--- Start of Provided material ---
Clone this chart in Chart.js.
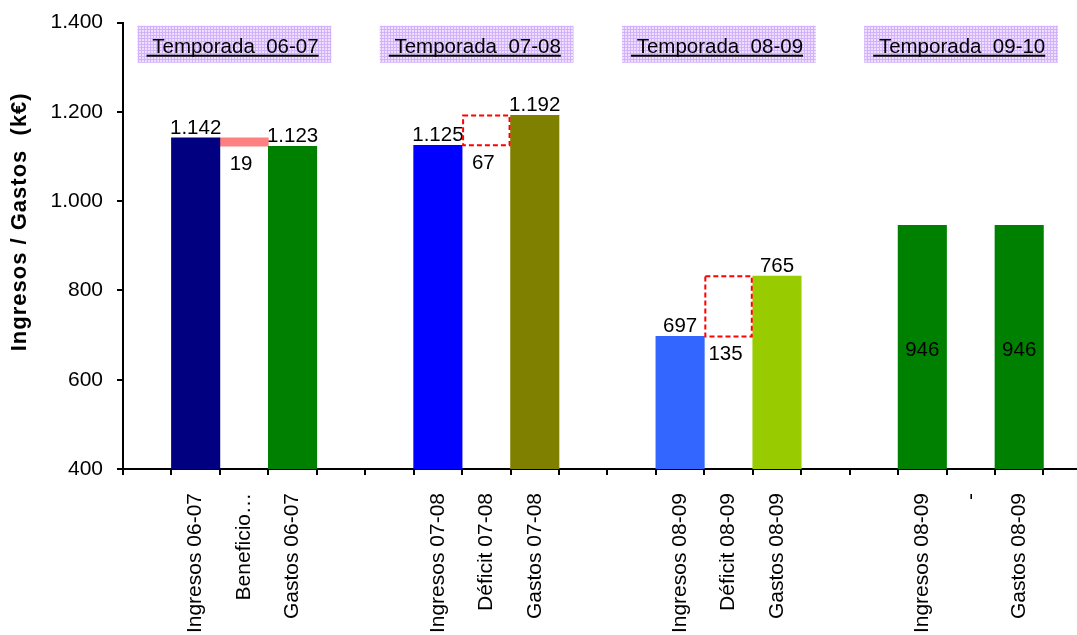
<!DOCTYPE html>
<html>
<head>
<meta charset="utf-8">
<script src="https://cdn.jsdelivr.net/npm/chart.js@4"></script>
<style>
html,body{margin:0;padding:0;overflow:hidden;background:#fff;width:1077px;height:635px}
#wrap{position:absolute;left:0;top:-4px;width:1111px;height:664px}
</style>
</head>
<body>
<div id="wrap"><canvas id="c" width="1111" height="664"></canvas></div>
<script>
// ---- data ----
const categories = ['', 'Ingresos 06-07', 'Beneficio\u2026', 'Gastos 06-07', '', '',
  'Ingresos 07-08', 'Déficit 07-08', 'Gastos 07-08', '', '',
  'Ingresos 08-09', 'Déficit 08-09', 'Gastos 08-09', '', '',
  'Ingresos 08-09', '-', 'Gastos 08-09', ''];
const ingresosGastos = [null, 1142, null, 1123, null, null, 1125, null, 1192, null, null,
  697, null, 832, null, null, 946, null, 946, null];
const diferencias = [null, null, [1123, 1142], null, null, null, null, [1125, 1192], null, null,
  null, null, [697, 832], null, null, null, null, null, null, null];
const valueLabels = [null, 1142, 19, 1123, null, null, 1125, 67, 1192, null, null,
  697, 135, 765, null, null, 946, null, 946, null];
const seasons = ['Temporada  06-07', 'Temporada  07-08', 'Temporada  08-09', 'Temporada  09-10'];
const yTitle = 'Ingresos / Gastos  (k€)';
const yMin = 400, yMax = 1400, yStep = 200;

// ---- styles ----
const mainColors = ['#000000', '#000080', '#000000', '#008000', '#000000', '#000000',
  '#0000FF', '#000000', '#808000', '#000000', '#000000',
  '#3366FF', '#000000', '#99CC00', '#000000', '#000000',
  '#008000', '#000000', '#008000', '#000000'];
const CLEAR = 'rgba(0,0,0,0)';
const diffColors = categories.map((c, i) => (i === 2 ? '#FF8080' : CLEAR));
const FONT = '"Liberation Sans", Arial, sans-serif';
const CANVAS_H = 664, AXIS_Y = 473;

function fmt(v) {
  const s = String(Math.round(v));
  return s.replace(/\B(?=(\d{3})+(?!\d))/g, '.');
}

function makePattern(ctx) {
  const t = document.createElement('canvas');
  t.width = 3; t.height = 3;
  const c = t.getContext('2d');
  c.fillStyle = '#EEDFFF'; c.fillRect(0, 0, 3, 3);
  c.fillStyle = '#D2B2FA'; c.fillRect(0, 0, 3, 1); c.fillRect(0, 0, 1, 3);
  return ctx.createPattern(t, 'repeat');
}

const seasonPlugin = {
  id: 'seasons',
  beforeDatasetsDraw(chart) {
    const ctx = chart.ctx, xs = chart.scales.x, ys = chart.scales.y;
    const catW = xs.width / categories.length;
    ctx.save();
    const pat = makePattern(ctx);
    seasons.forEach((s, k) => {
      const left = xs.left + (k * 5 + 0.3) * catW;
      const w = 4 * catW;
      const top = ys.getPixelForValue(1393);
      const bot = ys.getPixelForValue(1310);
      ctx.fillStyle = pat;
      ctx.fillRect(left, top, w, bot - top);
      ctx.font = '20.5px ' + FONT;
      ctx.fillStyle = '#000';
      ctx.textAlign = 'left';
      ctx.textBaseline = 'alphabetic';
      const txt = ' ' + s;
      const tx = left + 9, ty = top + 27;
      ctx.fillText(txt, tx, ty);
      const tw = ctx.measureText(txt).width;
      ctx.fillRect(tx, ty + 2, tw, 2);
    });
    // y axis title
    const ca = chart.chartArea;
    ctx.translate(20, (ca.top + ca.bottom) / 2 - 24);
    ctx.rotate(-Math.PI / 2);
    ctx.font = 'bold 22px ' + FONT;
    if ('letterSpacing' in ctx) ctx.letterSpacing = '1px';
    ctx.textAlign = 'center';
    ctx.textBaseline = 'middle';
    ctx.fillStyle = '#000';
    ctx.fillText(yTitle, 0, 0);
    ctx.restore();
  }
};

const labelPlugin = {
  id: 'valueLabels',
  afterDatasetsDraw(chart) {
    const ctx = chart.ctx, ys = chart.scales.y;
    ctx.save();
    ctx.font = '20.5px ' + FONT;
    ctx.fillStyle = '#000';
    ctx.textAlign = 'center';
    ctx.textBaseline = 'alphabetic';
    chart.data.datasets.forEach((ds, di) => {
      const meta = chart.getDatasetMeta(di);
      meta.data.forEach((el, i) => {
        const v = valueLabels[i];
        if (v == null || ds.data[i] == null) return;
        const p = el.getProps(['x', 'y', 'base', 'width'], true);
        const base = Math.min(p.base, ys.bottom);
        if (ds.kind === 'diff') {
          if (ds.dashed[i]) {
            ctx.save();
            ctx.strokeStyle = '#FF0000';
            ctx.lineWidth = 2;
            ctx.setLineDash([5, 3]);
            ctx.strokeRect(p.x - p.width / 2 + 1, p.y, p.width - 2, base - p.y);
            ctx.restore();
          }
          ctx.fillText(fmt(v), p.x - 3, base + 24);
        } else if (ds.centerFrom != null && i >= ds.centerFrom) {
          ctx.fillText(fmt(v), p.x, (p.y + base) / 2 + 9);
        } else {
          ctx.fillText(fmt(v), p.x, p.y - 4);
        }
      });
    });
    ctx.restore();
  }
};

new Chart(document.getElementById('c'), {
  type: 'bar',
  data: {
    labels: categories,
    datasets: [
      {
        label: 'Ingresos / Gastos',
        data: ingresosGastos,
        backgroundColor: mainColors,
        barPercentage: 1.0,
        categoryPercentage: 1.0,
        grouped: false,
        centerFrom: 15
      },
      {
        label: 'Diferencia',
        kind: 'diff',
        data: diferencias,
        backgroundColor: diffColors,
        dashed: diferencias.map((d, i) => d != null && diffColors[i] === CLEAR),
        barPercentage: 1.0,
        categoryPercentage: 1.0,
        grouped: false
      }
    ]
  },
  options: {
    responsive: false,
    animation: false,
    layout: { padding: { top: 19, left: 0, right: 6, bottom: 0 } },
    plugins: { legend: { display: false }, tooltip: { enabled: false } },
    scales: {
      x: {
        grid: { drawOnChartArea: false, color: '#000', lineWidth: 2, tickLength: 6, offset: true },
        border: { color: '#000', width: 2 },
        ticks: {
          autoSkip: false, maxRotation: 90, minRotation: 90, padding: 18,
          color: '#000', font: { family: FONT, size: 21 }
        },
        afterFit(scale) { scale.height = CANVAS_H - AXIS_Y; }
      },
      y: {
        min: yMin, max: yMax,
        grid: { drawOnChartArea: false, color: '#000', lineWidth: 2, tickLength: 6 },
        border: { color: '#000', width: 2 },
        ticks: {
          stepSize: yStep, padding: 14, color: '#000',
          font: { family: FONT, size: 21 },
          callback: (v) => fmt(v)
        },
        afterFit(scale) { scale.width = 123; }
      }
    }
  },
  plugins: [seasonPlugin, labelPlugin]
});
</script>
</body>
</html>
--- End of Provided material ---
Task objective>
Copy the listing exactly. Any image in it stays out of the copy.

Result of the exercise>
Clone this chart in Chart.js.
<!DOCTYPE html>
<html>
<head>
<meta charset="utf-8">
<script src="https://cdn.jsdelivr.net/npm/chart.js@4"></script>
<style>
html,body{margin:0;padding:0;overflow:hidden;background:#fff;width:1077px;height:635px}
#wrap{position:absolute;left:0;top:-4px;width:1111px;height:664px}
</style>
</head>
<body>
<div id="wrap"><canvas id="c" width="1111" height="664"></canvas></div>
<script>
// ---- data ----
const categories = ['', 'Ingresos 06-07', 'Beneficio\u2026', 'Gastos 06-07', '', '',
  'Ingresos 07-08', 'Déficit 07-08', 'Gastos 07-08', '', '',
  'Ingresos 08-09', 'Déficit 08-09', 'Gastos 08-09', '', '',
  'Ingresos 08-09', '-', 'Gastos 08-09', ''];
const ingresosGastos = [null, 1142, null, 1123, null, null, 1125, null, 1192, null, null,
  697, null, 832, null, null, 946, null, 946, null];
const diferencias = [null, null, [1123, 1142], null, null, null, null, [1125, 1192], null, null,
  null, null, [697, 832], null, null, null, null, null, null, null];
const valueLabels = [null, 1142, 19, 1123, null, null, 1125, 67, 1192, null, null,
  697, 135, 765, null, null, 946, null, 946, null];
const seasons = ['Temporada  06-07', 'Temporada  07-08', 'Temporada  08-09', 'Temporada  09-10'];
const yTitle = 'Ingresos / Gastos  (k€)';
const yMin = 400, yMax = 1400, yStep = 200;

// ---- styles ----
const mainColors = ['#000000', '#000080', '#000000', '#008000', '#000000', '#000000',
  '#0000FF', '#000000', '#808000', '#000000', '#000000',
  '#3366FF', '#000000', '#99CC00', '#000000', '#000000',
  '#008000', '#000000', '#008000', '#000000'];
const CLEAR = 'rgba(0,0,0,0)';
const diffColors = categories.map((c, i) => (i === 2 ? '#FF8080' : CLEAR));
const FONT = '"Liberation Sans", Arial, sans-serif';
const CANVAS_H = 664, AXIS_Y = 473;

function fmt(v) {
  const s = String(Math.round(v));
  return s.replace(/\B(?=(\d{3})+(?!\d))/g, '.');
}

function makePattern(ctx) {
  const t = document.createElement('canvas');
  t.width = 3; t.height = 3;
  const c = t.getContext('2d');
  c.fillStyle = '#EEDFFF'; c.fillRect(0, 0, 3, 3);
  c.fillStyle = '#D2B2FA'; c.fillRect(0, 0, 3, 1); c.fillRect(0, 0, 1, 3);
  return ctx.createPattern(t, 'repeat');
}

const seasonPlugin = {
  id: 'seasons',
  beforeDatasetsDraw(chart) {
    const ctx = chart.ctx, xs = chart.scales.x, ys = chart.scales.y;
    const catW = xs.width / categories.length;
    ctx.save();
    const pat = makePattern(ctx);
    seasons.forEach((s, k) => {
      const left = xs.left + (k * 5 + 0.3) * catW;
      const w = 4 * catW;
      const top = ys.getPixelForValue(1393);
      const bot = ys.getPixelForValue(1310);
      ctx.fillStyle = pat;
      ctx.fillRect(left, top, w, bot - top);
      ctx.font = '20.5px ' + FONT;
      ctx.fillStyle = '#000';
      ctx.textAlign = 'left';
      ctx.textBaseline = 'alphabetic';
      const txt = ' ' + s;
      const tx = left + 9, ty = top + 27;
      ctx.fillText(txt, tx, ty);
      const tw = ctx.measureText(txt).width;
      ctx.fillRect(tx, ty + 2, tw, 2);
    });
    // y axis title
    const ca = chart.chartArea;
    ctx.translate(20, (ca.top + ca.bottom) / 2 - 24);
    ctx.rotate(-Math.PI / 2);
    ctx.font = 'bold 22px ' + FONT;
    if ('letterSpacing' in ctx) ctx.letterSpacing = '1px';
    ctx.textAlign = 'center';
    ctx.textBaseline = 'middle';
    ctx.fillStyle = '#000';
    ctx.fillText(yTitle, 0, 0);
    ctx.restore();
  }
};

const labelPlugin = {
  id: 'valueLabels',
  afterDatasetsDraw(chart) {
    const ctx = chart.ctx, ys = chart.scales.y;
    ctx.save();
    ctx.font = '20.5px ' + FONT;
    ctx.fillStyle = '#000';
    ctx.textAlign = 'center';
    ctx.textBaseline = 'alphabetic';
    chart.data.datasets.forEach((ds, di) => {
      const meta = chart.getDatasetMeta(di);
      meta.data.forEach((el, i) => {
        const v = valueLabels[i];
        if (v == null || ds.data[i] == null) return;
        const p = el.getProps(['x', 'y', 'base', 'width'], true);
        const base = Math.min(p.base, ys.bottom);
        if (ds.kind === 'diff') {
          if (ds.dashed[i]) {
            ctx.save();
            ctx.strokeStyle = '#FF0000';
            ctx.lineWidth = 2;
            ctx.setLineDash([5, 3]);
            ctx.strokeRect(p.x - p.width / 2 + 1, p.y, p.width - 2, base - p.y);
            ctx.restore();
          }
          ctx.fillText(fmt(v), p.x - 3, base + 24);
        } else if (ds.centerFrom != null && i >= ds.centerFrom) {
          ctx.fillText(fmt(v), p.x, (p.y + base) / 2 + 9);
        } else {
          ctx.fillText(fmt(v), p.x, p.y - 4);
        }
      });
    });
    ctx.restore();
  }
};

new Chart(document.getElementById('c'), {
  type: 'bar',
  data: {
    labels: categories,
    datasets: [
      {
        label: 'Ingresos / Gastos',
        data: ingresosGastos,
        backgroundColor: mainColors,
        barPercentage: 1.0,
        categoryPercentage: 1.0,
        grouped: false,
        centerFrom: 15
      },
      {
        label: 'Diferencia',
        kind: 'diff',
        data: diferencias,
        backgroundColor: diffColors,
        dashed: diferencias.map((d, i) => d != null && diffColors[i] === CLEAR),
        barPercentage: 1.0,
        categoryPercentage: 1.0,
        grouped: false
      }
    ]
  },
  options: {
    responsive: false,
    animation: false,
    layout: { padding: { top: 19, left: 0, right: 6, bottom: 0 } },
    plugins: { legend: { display: false }, tooltip: { enabled: false } },
    scales: {
      x: {
        grid: { drawOnChartArea: false, color: '#000', lineWidth: 2, tickLength: 6, offset: true },
        border: { color: '#000', width: 2 },
        ticks: {
          autoSkip: false, maxRotation: 90, minRotation: 90, padding: 18,
          color: '#000', font: { family: FONT, size: 21 }
        },
        afterFit(scale) { scale.height = CANVAS_H - AXIS_Y; }
      },
      y: {
        min: yMin, max: yMax,
        grid: { drawOnChartArea: false, color: '#000', lineWidth: 2, tickLength: 6 },
        border: { color: '#000', width: 2 },
        ticks: {
          stepSize: yStep, padding: 14, color: '#000',
          font: { family: FONT, size: 21 },
          callback: (v) => fmt(v)
        },
        afterFit(scale) { scale.width = 123; }
      }
    }
  },
  plugins: [seasonPlugin, labelPlugin]
});
</script>
</body>
</html>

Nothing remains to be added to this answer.